Wednesday, July 17, 2024
Miles from the Mainstream
D. R. ZUKERMAN, proprietor

Guardian-in-Chief Barack Obama?

January 30, 2013 --

The left dominates national politics, today. In its vanguard is the Democratic Party backed by an accomodating media, with collateral support from the bulk of academia and a very significant segment of the corporate world. One observer of American politics has noted that when the political party balance is lost, "[i]t sometimes happens that" one of the political parties "obtains an irresistible preponderance, overpowers all obstacles, harasses its opponents, and appropriates all the resources of society to its own purposes." The observer continued--"This is precisely what occurred in America; when the democratic [cq] party got the upper hand, it took exclusive possession of the conduct of affairs and from that time the laws and the customs of society have been adapted to its caprices." The observer, Alexis de Tocqueville was not writing about President Obama''s second Inaugural Address. These comments appear in his book Democracy in America, published in 1835.

"Aristocracy" is defined as "a form of government in which the power is vested in a minority consisting of those felt to be best qualified to rule." As LPR see it, the left is not only aristocratic in mindset today; it always has been aristocratic; the terms "communist," "socialist" intended, at best, as euphemisms to cover up the true nature of leftist parties: the quest of a self-serving few to dominate the many. De Tocqueville suggests that this mindset is not necessarily despotic.

Photo from the LPR Archives (2009) --
The Saks building opposite Rockefeller Center

In Democracy in America, he wrote that if despotism were established in a democratic country the people would be subject to rule by guardians, not tyrants. These guardians, standing above the people as "an immense and tutelary power" would "keep them in perpetual childhood."

The president as candidate, speaking in Manhattan, very, very early in his first campaign (with LPR barely able to get an image).

De Tocqueville added, "For their happiness such a government willingly labors, but it chooses to be the sole agent and the only arbiter of that happiness: it provides for their security, foresees and supplies their necessities, facilitates their pleasures, manages their principal concerns, directs their industry, regulates the descent of property, and subordinates their inheritances--what remains, but to spare them all the care of things and all the trouble of living."

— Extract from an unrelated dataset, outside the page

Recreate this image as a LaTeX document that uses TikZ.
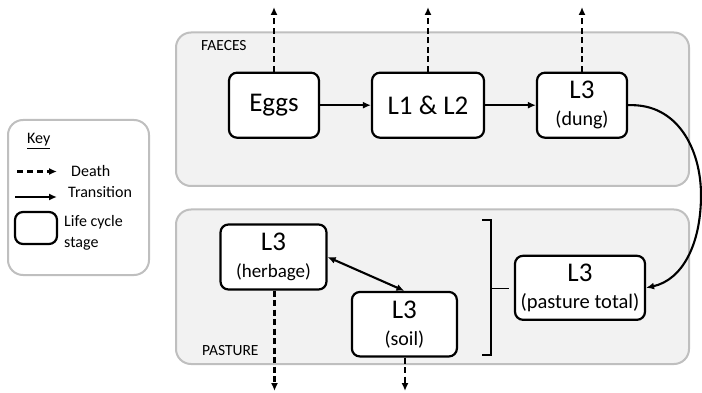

Under what LPR will call guardianism, de Tocqueville wrote, "t]he will of man is not shattered, but softened, bent and guided: men are seldom forced to act, but they are constantly restrained from acting, such a power does not destroy, but it compresses, enervates, extinguishes, and stupifies a people, till each nation is inclined to be nothing better than a flock of timid and industrious animals, of which the government is the shepherd.

De Tocqueville went on to dismiss the possibility that the votes of "a subservient people" would elect "a liberal, wise, and energetic government."

LPR would quibble, here, with de Tocqueville. However illiberal and unwise guardianship government is, under President Obama, LPR does not doubt that it will be "energetic."